More photos to come but there's a LOT of data to
work with today. I think these images can be worked better than
I've managed so far. Stay tuned.
Blue arrow indicates when the photos
on this page were made.
Best 8 frames
selected, aligned on multiple targets in Registax,
wavelets applied, Focus Magic deconvolution, cropped,
histogram equalized, unsharp masked and colorized (and not).
Once again I am astonished at how tough it is to
keep all the details sharp without letting the images get all harsh
and noisy. Clouds. I could use a good spell of clouds while I figure
this out.
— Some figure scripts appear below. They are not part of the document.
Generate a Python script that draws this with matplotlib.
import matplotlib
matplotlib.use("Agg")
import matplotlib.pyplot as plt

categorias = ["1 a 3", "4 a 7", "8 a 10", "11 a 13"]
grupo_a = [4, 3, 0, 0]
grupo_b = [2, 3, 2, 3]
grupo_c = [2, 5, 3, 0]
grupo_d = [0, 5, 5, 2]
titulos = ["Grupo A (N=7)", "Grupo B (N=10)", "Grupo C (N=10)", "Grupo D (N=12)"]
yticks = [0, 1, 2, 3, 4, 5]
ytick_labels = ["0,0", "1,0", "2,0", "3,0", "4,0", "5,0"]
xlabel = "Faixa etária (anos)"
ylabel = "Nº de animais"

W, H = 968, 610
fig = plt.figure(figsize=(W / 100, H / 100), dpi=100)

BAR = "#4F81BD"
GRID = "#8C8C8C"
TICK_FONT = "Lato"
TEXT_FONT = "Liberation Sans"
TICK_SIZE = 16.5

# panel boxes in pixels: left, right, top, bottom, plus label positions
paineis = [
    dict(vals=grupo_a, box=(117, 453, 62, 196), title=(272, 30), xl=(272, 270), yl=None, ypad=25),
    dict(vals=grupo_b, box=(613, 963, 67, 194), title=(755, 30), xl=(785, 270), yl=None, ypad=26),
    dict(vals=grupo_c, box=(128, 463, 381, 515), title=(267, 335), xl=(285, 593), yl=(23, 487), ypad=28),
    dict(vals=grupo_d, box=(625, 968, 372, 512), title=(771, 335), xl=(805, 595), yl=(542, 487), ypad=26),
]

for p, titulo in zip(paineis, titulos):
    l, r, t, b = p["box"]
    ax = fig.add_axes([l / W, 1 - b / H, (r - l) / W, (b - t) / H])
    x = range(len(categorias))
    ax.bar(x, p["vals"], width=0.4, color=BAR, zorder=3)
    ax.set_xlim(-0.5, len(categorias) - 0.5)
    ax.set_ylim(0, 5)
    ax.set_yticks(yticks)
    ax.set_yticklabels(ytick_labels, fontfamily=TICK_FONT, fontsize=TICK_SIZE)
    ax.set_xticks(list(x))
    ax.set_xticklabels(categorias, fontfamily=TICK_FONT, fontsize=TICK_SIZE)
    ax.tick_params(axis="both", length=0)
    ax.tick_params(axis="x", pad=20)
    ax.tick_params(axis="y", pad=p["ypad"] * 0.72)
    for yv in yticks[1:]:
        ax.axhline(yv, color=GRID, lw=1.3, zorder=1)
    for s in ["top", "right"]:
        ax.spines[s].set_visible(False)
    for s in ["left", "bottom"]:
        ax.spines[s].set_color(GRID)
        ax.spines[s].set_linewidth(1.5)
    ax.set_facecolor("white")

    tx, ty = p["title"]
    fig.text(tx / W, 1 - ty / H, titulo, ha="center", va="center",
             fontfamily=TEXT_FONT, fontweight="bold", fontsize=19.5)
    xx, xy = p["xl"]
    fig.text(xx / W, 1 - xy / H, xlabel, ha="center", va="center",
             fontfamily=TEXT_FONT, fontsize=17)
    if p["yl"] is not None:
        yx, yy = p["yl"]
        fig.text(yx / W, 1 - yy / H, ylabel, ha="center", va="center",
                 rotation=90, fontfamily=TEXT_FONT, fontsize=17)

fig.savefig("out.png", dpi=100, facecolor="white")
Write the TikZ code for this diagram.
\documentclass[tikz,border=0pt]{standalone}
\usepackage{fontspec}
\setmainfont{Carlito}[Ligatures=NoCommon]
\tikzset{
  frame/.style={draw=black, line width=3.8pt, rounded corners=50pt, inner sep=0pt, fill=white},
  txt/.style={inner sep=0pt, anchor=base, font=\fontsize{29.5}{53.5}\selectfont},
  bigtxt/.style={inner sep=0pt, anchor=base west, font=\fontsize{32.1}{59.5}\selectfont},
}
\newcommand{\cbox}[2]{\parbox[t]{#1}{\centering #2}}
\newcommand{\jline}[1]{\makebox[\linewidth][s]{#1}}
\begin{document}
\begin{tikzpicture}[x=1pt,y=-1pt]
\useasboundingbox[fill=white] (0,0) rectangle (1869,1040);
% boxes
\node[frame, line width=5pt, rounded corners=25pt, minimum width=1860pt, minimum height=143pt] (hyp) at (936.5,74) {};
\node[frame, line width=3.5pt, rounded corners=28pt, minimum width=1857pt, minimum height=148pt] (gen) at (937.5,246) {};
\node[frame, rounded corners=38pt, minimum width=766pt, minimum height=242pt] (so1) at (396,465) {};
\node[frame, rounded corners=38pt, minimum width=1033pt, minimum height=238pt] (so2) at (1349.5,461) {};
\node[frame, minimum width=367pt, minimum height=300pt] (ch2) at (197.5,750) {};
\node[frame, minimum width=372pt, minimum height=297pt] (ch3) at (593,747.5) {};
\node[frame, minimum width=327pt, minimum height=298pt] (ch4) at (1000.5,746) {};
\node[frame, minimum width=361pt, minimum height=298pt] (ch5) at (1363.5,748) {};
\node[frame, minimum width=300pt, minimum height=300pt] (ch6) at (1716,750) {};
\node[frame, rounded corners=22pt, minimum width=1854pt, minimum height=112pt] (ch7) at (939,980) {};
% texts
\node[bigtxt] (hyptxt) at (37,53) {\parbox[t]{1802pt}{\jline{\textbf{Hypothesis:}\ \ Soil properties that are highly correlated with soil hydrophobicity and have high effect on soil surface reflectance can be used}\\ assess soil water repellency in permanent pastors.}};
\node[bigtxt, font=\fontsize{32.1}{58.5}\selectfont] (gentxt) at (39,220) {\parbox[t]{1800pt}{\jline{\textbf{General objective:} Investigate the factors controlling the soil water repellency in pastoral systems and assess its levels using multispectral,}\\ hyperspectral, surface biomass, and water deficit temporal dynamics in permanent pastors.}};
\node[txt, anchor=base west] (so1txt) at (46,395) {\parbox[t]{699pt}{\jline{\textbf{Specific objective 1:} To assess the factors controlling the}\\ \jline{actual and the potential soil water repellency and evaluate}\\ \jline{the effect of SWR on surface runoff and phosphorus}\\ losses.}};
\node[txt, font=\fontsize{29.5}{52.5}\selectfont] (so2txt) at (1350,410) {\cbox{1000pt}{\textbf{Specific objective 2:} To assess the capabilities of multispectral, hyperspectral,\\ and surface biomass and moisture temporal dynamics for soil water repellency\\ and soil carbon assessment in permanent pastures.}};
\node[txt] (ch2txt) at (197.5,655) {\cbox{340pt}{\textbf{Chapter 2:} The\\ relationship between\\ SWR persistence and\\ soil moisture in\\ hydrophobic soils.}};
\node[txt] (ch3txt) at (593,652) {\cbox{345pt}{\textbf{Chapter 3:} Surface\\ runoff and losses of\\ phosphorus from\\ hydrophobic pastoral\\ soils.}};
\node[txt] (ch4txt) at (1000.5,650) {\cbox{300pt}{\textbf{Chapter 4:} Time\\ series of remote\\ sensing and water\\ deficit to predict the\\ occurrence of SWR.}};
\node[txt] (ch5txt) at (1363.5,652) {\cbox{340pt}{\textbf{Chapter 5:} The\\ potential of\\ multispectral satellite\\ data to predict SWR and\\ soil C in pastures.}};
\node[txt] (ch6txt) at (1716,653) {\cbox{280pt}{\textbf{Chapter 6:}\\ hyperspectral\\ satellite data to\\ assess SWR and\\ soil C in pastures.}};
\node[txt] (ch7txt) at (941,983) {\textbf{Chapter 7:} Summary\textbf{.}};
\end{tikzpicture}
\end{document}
Another thing that routinely astonishes me: this is not
the 2.4-inch department store refractor of my youth.
D'oh! It's dope-slap time.
What do you do whenever the dynamic range of the image exceeds
that which can be neatly, pleasantly displayed? Dynamic masking,
people. I've been doing this for years for all sorts of subjects,
so today it takes me 9 hours to remember to give it a try?
Here it's been applied very late in the workflow, to the
8-bit output image. Works OK. It'll work better soon. (Quick
guide to dynamic masking in Photoshop: copy the entire
image into a new layer on top of the original; invert the
new layer to a negative; change blending mode to soft light;
work the curves in the negative layer to lighten or darken
detail; flatten, continue as needed.)
Here are time lapse clips from the Solar Dynamics
Observatory in orbit. The video repeats the flare as seen at several
far-ultraviolet wavelengths. The images above were made at the
deep red wavelength of hydrogen-alpha light (6563A) while the SDO
recorded the event at wavelengths from about 100A to 400A.